L’absence de contrôle parental, l’une des principales raisons :
« Le cyberespace, qui est anonyme et sans frontières, s’insère dans nos vies sans autorisation aucune et offre un nombre illimité de contenus et de possibilités d’interaction et de communication accessibles à tous », a relevé le sociologue Radhouane Fersi, soulignant que les enfants sont les plus exposés aux risques et aux dangers de la toile et aux cybermenaces.
« En raison de leurs engagements professionnels ou du manque de culture numérique observé chez certains d’entre eux, les parents n’assument plus leur rôle éducatif, d’encadrement, d’orientation et surtout d’écoute », a-t-il expliqué.
La famille, premier noyau social, ne doit en aucun cas perdre son rôle primordial dans l’éducation et l’encadrement de l’enfant, a-t-il dit, insistant sur l’importance de la communication avec l’enfant afin qu’il ne sombre pas dans l’isolement et ne devienne pas une proie facile pour les cyberprédateurs.

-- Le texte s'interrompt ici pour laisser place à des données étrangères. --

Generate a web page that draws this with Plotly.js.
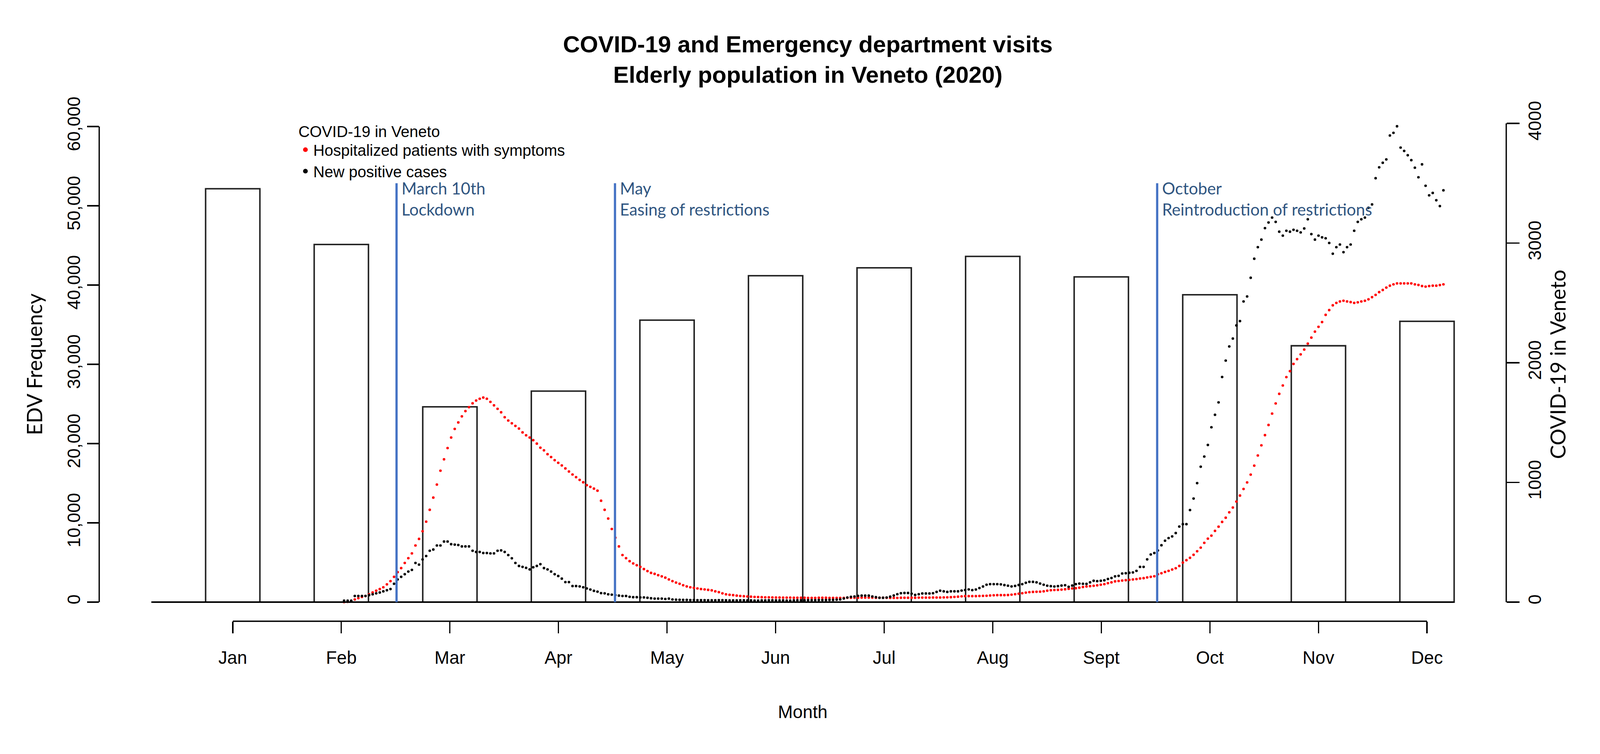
<!DOCTYPE html>
<html>
<head>
<meta charset="utf-8">
<script src="https://cdn.plot.ly/plotly-3.0.1.min.js"></script>
<style>html,body{margin:0;padding:0;background:#fff;overflow:hidden;}</style>
</head>
<body>
<div id="chart"></div>
<script>
// monthly emergency department visits (bars)
const months = ['Jan', 'Feb', 'Mar', 'Apr', 'May', 'Jun', 'Jul', 'Aug', 'Sept', 'Oct', 'Nov', 'Dec'];
const edvVisits = [52150, 45120, 24640, 26620, 35570, 41180, 42170, 43610, 41030, 38770, 32340, 35420];

// daily COVID-19 series, first value = 24 Feb 2020 (day of year 55)
const firstDay = 55;
const hospitalized = [
  0, 2, 8, 22, 33, 43, 51,
  65, 80, 95, 109, 124, 148, 175, 211, 250, 284, 327, 367, 407,
  473, 528, 592, 672, 771, 873, 982, 1098, 1193, 1287, 1375, 1447, 1501, 1552, 1596, 1629, 1661, 1684, 1699, 1709,
  1699, 1673, 1644, 1615, 1586, 1545, 1517, 1494, 1472, 1450, 1418, 1394, 1375, 1353, 1324, 1290,
  1268, 1236, 1212, 1186, 1164, 1142, 1117, 1091, 1066, 1044, 1021, 1001, 977, 963, 948, 931,
  847, 771, 698, 611, 538, 465, 393, 367, 342, 323, 308, 294, 276, 259, 244, 236, 225, 215, 204, 189,
  175, 163, 153, 141, 131, 124, 119, 114, 109, 106, 102, 98, 90, 83, 73, 65, 61, 58, 54,
  51, 49, 47, 45, 43, 42, 41, 40, 40, 39,
  38, 38, 37, 37, 37, 36, 36, 36, 36, 35, 35, 35, 36, 36, 36, 35, 35, 35, 35, 35, 36, 36, 36, 36, 37, 37, 37, 37,
  36, 36, 36, 36, 35, 35, 35, 36, 36, 36, 36, 36, 37, 37, 37, 37, 38, 38, 38, 39, 40, 41, 43,
  45, 48, 50, 50, 50, 50, 51, 52, 53, 55, 57, 58, 58, 58, 59, 62, 66, 70, 74,
  79, 83, 85, 86, 87, 90, 95, 99, 101, 102, 104, 107, 111, 114, 116, 120,
  126, 130, 133, 136, 140, 145, 150, 158, 165,
  173, 176, 180, 183, 186, 189, 192, 197, 200, 206, 211, 216,
  233, 241, 252, 261, 272, 283, 302, 330, 350, 370, 395, 425, 455, 495, 530, 555, 595, 630, 670, 705,
  750, 790, 840, 890, 945, 1000, 1065, 1140, 1225, 1310, 1395, 1480, 1575, 1660, 1740, 1810, 1880, 1930, 1990, 2030,
  2070, 2110, 2160, 2210, 2260, 2300, 2340, 2400, 2440, 2480, 2500, 2512, 2518, 2512, 2507, 2500, 2505, 2512, 2518, 2530,
  2548, 2567, 2590, 2608, 2628, 2644, 2655, 2663, 2663, 2663, 2663, 2663, 2655, 2650, 2641, 2636, 2641, 2644, 2644, 2649, 2655
];
const newCases = [
  12, 12, 12, 51, 51, 51, 51,
  58, 65, 73, 80, 90, 99, 109,
  153, 189, 211, 233, 255, 269,
  327, 313, 356, 385, 429, 439, 473, 473, 506, 506,
  484, 480, 477, 465, 465, 465, 429, 419, 419, 410, 410, 407, 407,
  429, 432, 419, 393, 366, 327, 302, 294, 286, 273, 291, 302, 317,
  284, 273, 255, 233, 218, 196, 167, 167, 134, 134,
  131, 124, 114, 105, 94, 87, 75, 73, 65, 62,
  58, 54, 51, 51, 44, 41, 41, 39, 39, 36, 32, 29, 29, 29, 26, 29,
  22, 20, 19, 18, 18, 17, 17, 16, 16, 16, 15, 15, 15, 16, 16, 15, 14, 14, 14, 15,
  15, 14, 14, 13, 13, 14, 14, 15, 15, 14, 14, 14, 13, 13, 14, 15, 15, 15, 16, 16,
  16, 17, 17, 17, 18, 18, 20,
  22, 30, 38, 44, 47, 52, 54, 54, 54, 47, 41, 36, 36, 38, 45, 55, 66, 74, 76, 76,
  70, 60, 66, 72, 72, 72, 74, 85, 95, 90, 85, 90, 90, 90, 96, 101, 106, 100, 105, 117,
  130, 145, 150, 150, 150, 148, 142, 137, 131, 135, 143, 150, 161, 169, 169, 165, 155, 145, 137, 133,
  130, 133, 138, 141, 128, 138, 150, 155, 153, 152, 165, 178, 175, 178, 182, 193, 201, 215,
  219, 239, 241, 245, 248, 261, 294, 294, 357, 398, 410, 431, 475, 513, 535, 549, 577, 631, 651, 651,
  769, 865, 994, 1131, 1216, 1313, 1461, 1565, 1669, 1881, 2018, 2136, 2202, 2312, 2348, 2512, 2554, 2710, 2869, 2966,
  3029, 3125, 3172, 3213, 3177, 3095, 3062, 3103, 3095, 3111, 3103, 3089, 3122, 3199, 3075, 3029, 3062, 3048, 3040, 3001,
  2911, 2966, 2988, 2924, 2966, 2988, 3103, 3177, 3199, 3213, 3295, 3323, 3542, 3633, 3671, 3699, 3899, 3921, 3976, 3798,
  3770, 3734, 3693, 3630, 3550, 3658, 3479, 3399, 3419, 3358, 3309, 3441
];

// events marked on the chart (day of year)
const eventDays = [69.7, 130.9, 282.8];
const eventLabels = ['March 10th<br>Lockdown', 'May<br>Easing of restrictions', 'October<br>Reintroduction of restrictions'];

const leftTicks = [0, 10000, 20000, 30000, 40000, 50000, 60000];
const rightTicks = [0, 1000, 2000, 3000, 4000];

// barplot layout: width 1, space 1
const barX = months.map((m, i) => 2 * i + 1.5);
const days = hospitalized.map((v, i) => firstDay + i);

// sizes are measured on the 4516 x 1931 original, scaled to the real viewport
const vw = document.documentElement.clientWidth || window.innerWidth;
const vh = document.documentElement.clientHeight || window.innerHeight;
const SX = vw / 4516, SY = vh / 1931;
const SF = Math.sqrt(SX * SY);
const hx = v => v * SX;   // horizontal lengths
const vy = v => v * SY;   // vertical lengths
const fs = v => v * SF;   // fonts, line widths, markers

const ARIAL = 'Liberation Sans, Arial, sans-serif';
const CALIBRI = 'Lato, Open Sans, sans-serif';

var bars = {
    x: barX,
    y: edvVisits,
    type: 'bar',
    width: 1,
    marker: {color: 'white', line: {color: '#222', width: fs(4)}},
    showlegend: false,
    xaxis: 'x',
    yaxis: 'y'
};

var trace1 = {
    x: days,
    y: hospitalized,
    type: 'scatter',
    mode: 'markers',
    name: 'Hospitalized patients with symptoms',
    marker: {color: '#ff0000', size: fs(7)},
    xaxis: 'x2',
    yaxis: 'y2'
};

var trace2 = {
    x: days,
    y: newCases,
    type: 'scatter',
    mode: 'markers',
    name: 'New positive cases',
    marker: {color: '#000000', size: fs(7)},
    xaxis: 'x2',
    yaxis: 'y2'
};

var shapes = [
    // left and right axis lines only span the tick range
    {type: 'line', xref: 'paper', yref: 'y', x0: 0, x1: 0, y0: 0, y1: 60000, line: {color: '#000', width: fs(3.5)}},
    {type: 'line', xref: 'paper', yref: 'y2', x0: 1, x1: 1, y0: 0, y1: 4000, line: {color: '#000', width: fs(3.5)}},
    // month axis from Jan to Dec
    {type: 'line', xref: 'x', yref: 'paper', x0: barX[0], x1: barX[barX.length - 1], y0: 0, y1: 0, line: {color: '#000', width: fs(3.5)}},
    // bar baseline
    {type: 'line', xref: 'x', yref: 'y', x0: 0, x1: 24, y0: 0, y1: 0, line: {color: '#000', width: fs(4)}}
];
var annotations = [];
eventDays.forEach((d, i) => {
    shapes.push({type: 'line', xref: 'x2', yref: 'y2', x0: d, x1: d, y0: 0, y1: 3500,
                 line: {color: '#4472c4', width: fs(6)}, layer: 'above'});
    annotations.push({x: d, y: 3500, xref: 'x2', yref: 'y2', xanchor: 'left', yanchor: 'top',
                      xshift: hx(12), yshift: vy(14), align: 'left', showarrow: false,
                      text: eventLabels[i], font: {family: CALIBRI, size: fs(44), color: '#2f5581'}});
});

var layout = {
    width: vw,
    height: vh,
    margin: {l: hx(280), r: hx(265), t: vy(275), b: vy(340)},
    paper_bgcolor: 'white',
    plot_bgcolor: 'white',
    title: {
        text: 'COVID-19 and Emergency department visits<br>Elderly population in Veneto (2020)',
        font: {family: ARIAL, size: fs(63), color: '#000', weight: 700},
        x: 0.5049, xref: 'container', xanchor: 'center',
        y: 0.9305, yref: 'container', yanchor: 'middle'
    },
    xaxis: {
        range: [-0.96, 24.96],
        tickvals: barX,
        ticktext: months,
        ticks: 'outside', ticklen: vy(30), tickwidth: fs(3.5), tickcolor: '#000',
        ticklabelstandoff: vy(23),
        showline: false, showgrid: false, zeroline: false,
        tickfont: {family: ARIAL, size: fs(48), color: '#000'},
        title: {text: 'Month', font: {family: ARIAL, size: fs(48), color: '#000'}, standoff: vy(98)}
    },
    xaxis2: {
        range: [-13.6, 380.6],
        overlaying: 'x',
        visible: false
    },
    yaxis: {
        range: [-2414, 62414],
        tickvals: leftTicks,
        tickformat: ',d',
        tickangle: -90,
        ticks: 'outside', ticklen: hx(33), tickwidth: fs(3.5), tickcolor: '#000',
        ticklabelstandoff: hx(40),
        showline: false, showgrid: false, zeroline: false,
        tickfont: {family: ARIAL, size: fs(48), color: '#000'},
        title: {text: 'EDV Frequency', font: {family: CALIBRI, size: fs(56), color: '#000'}, standoff: hx(41)}
    },
    yaxis2: {
        range: [-160, 4134],
        overlaying: 'y',
        side: 'right',
        tickvals: rightTicks,
        tickformat: 'd',
        tickangle: -90,
        ticks: 'outside', ticklen: hx(36), tickwidth: fs(3.5), tickcolor: '#000',
        ticklabelstandoff: hx(20),
        showline: false, showgrid: false, zeroline: false,
        tickfont: {family: ARIAL, size: fs(48), color: '#000'},
        title: {text: 'COVID-19 in Veneto', font: {family: CALIBRI, size: fs(56), color: '#000'}, standoff: hx(14)}
    },
    showlegend: true,
    legend: {
        title: {text: 'COVID-19 in Veneto', font: {family: ARIAL, size: fs(42), color: '#000'}},
        font: {family: ARIAL, size: fs(42), color: '#000'},
        x: 0.141, y: 0.982, xanchor: 'left', yanchor: 'top',
        bgcolor: 'rgba(0,0,0,0)',
        itemsizing: 'constant',
        tracegroupgap: 0
    },
    shapes: shapes,
    annotations: annotations,
    hovermode: false
};

Plotly.newPlot('chart', [bars, trace1, trace2], layout, {staticPlot: true});
</script>
</body>
</html>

Par ailleurs, Fersi a relevé que l’absence de clubs culturels et éducatifs figure aussi parmi les raisons sociales les plus importantes, expliquant le recours et l’usage excessif par les enfants des réseaux sociaux, d’Internet et des smartphones.
L’éducation sexuelle et la santé mentale sont également importantes dans l’encadrement et l’accompagnement de l’enfant, mais elles sont encore loin d’être valorisées en Tunisie alors que leur rôle préventif et de sensibilisation est fondamental dans la prévention des cyberviolences, a-t-il insisté.
L’éducation sexuelle, primordiale dans la prévention :
Selon les preuves scientifiques permettant de diagnostiquer les maladies psychologiques et mentales, l’adulte accusé dans l’affaire de cyberagressions contre des mineurs souffre de troubles du comportement (comportement pédophile) qui sont incriminés par la loi, a indiqué la psychologue clinicienne à l’application électronique tunisienne « Ahkili », Lilia Tlili, dans une déclaration à l’Agence TAP.
« L’éducation sexuelle est nécessaire pour protéger les enfants contre l’exploitation sexuelle et le harcèlement électronique », a-t-elle expliqué, soulignant l’impératif de ne pas culpabiliser les enfants victimes de harcèlement et de les encadrer et les accompagner psychologiquement rapidement après l’incident.
Elle a évoqué certains comportements pathologiques d’harcèlement sexuel ou de cyberagressions sexuelles commis en milieu familial, où l’enfant peut être attiré de manière plus facile et de façon progressive.
L’État et la société civile : Impératif de renforcer la lutte contre ce phénomène :
De son côté, le président de l’Association des parents et élèves, Ridha Zahrouni, a souligné dans une déclaration à l’agence Tap, l’importance d’élaborer une véritable stratégie nationale et des campagnes de sensibilisation par les ministères intervenants, tels que les ministères de la famille, de la femme, de l’enfance et des personnes âgées et de l’éducation, en s’appuyant sur les aspects préventifs, de contrôle et thérapeutiques pour protéger les enfants contre l’exploitation sexuelle.
Il a également souligné la nécessité d’inclure l’éducation sexuelle dans les programmes éducatifs et de former le cadre éducatif dans ce domaine pour protéger les enfants de tels phénomènes et défendre l’intérêt supérieur de l’enfance.
L’expert a mis l’accent sur l’importance de l’utilisation d’une terminologie appropriée (expressions, mots, etc.) dans les programmes éducatifs, adaptée aux différentes tranches d’âge des enfants et de sensibiliser à la manière de protéger l’enfant.
Il a appelé les parents à surveiller l’utilisation d’Internet par leurs enfants afin d’assurer la sécurité numérique et d’intervenir rapidement en cas d’incidents.